The disruption of perception, especially visual, is at the core of mimetic scenarios. Who is looking at whom in my encounter with a chameleon, a stranger, an artificial intelligence? What about the feelings of incongruity, immersion, sinking, and vertigo, or even intoxication, produced by mimicry? The biennale will foster a dialogue among artists whose works seize on these operators of ambiguity and of entangled gazes. Beyond the instability of identity that is thus brought to light, might these intersubjective experiences lead us to reimagine our commonalities and what creates a sense of community?

Ji-Yoon Han lives and works in Tiohtià:ke/Mooniyang/Montreal. Previously a curator at Fonderie Darling, she organized exhibitions of works by Cynthia Girard-Renard, Barbara Steinman, Javier González Pesce, and Guillaume Adjutor Provost, as well as a performative cycle on listening and sound art practices. She has contributed to monographs on Geneviève Cadieux and Louise Robert. In her PhD dissertation, she investigated how images competed between 1929 and 1936, articulating photography, surrealism, and the nascent cultures of the illustrated press and advertising.
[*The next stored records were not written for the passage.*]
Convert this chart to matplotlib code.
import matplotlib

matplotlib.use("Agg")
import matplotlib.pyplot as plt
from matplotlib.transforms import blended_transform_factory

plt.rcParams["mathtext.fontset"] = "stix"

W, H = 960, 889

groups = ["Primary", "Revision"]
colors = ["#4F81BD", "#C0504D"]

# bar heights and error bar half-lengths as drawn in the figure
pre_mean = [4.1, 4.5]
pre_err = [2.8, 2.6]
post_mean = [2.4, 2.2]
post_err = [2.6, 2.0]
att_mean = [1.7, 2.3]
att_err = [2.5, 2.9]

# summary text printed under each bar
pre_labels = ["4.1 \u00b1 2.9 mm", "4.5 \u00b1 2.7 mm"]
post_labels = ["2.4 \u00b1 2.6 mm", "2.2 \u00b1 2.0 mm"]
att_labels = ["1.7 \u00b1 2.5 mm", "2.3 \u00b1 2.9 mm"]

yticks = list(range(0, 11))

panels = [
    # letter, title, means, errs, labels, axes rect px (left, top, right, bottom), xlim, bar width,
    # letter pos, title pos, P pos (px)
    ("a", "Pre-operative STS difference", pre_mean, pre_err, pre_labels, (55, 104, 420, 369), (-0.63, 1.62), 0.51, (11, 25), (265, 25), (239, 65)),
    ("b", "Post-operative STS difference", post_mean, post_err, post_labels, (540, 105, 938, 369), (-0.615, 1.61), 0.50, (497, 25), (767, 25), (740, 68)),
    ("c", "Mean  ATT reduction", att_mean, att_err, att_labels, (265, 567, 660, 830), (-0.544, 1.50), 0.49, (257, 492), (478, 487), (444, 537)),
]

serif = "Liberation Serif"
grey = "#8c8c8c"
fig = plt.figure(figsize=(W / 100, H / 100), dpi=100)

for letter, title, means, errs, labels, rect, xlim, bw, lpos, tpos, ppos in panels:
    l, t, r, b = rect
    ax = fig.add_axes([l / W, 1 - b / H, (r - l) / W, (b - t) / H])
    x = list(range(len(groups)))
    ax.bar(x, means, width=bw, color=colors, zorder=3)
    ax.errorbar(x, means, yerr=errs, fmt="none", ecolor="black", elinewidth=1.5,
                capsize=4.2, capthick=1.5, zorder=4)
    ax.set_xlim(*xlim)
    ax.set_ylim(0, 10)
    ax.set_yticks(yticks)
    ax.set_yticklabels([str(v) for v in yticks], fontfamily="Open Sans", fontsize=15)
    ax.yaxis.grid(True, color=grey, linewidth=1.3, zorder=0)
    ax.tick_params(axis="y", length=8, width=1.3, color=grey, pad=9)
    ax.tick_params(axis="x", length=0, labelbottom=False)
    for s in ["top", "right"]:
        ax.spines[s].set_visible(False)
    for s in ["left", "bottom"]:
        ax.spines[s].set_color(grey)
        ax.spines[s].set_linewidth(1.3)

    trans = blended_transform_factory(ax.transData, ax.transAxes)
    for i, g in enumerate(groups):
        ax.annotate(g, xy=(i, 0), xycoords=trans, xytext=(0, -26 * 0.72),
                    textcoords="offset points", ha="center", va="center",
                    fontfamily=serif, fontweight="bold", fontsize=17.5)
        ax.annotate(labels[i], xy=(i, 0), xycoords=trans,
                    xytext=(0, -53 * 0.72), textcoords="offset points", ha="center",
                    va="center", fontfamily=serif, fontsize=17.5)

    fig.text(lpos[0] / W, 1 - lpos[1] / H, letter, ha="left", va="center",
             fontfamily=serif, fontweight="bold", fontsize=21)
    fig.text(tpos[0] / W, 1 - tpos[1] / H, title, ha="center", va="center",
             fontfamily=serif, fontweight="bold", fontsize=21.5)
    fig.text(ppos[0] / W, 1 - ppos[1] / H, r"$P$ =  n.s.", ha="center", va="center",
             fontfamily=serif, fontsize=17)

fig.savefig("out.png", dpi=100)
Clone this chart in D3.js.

She is currently a guest researcher for the Photography and Commission project, with the support of Les amis du Centre Pompidou, Paris.

MOMENTA Biennale de l’image is an international contemporary art biennale devoted to the image, taking place in various venues in Tiohtià:ke/Mooniyang/Montreal (Canada) every two years since 1989. Its activities include exhibitions, public events, educational programs, artistic and social collaborations, and more. The 2021 edition of MOMENTA reached 214,730 visitors and participants, presented the work of 51 artists, and offered many activities of mediation and audience development.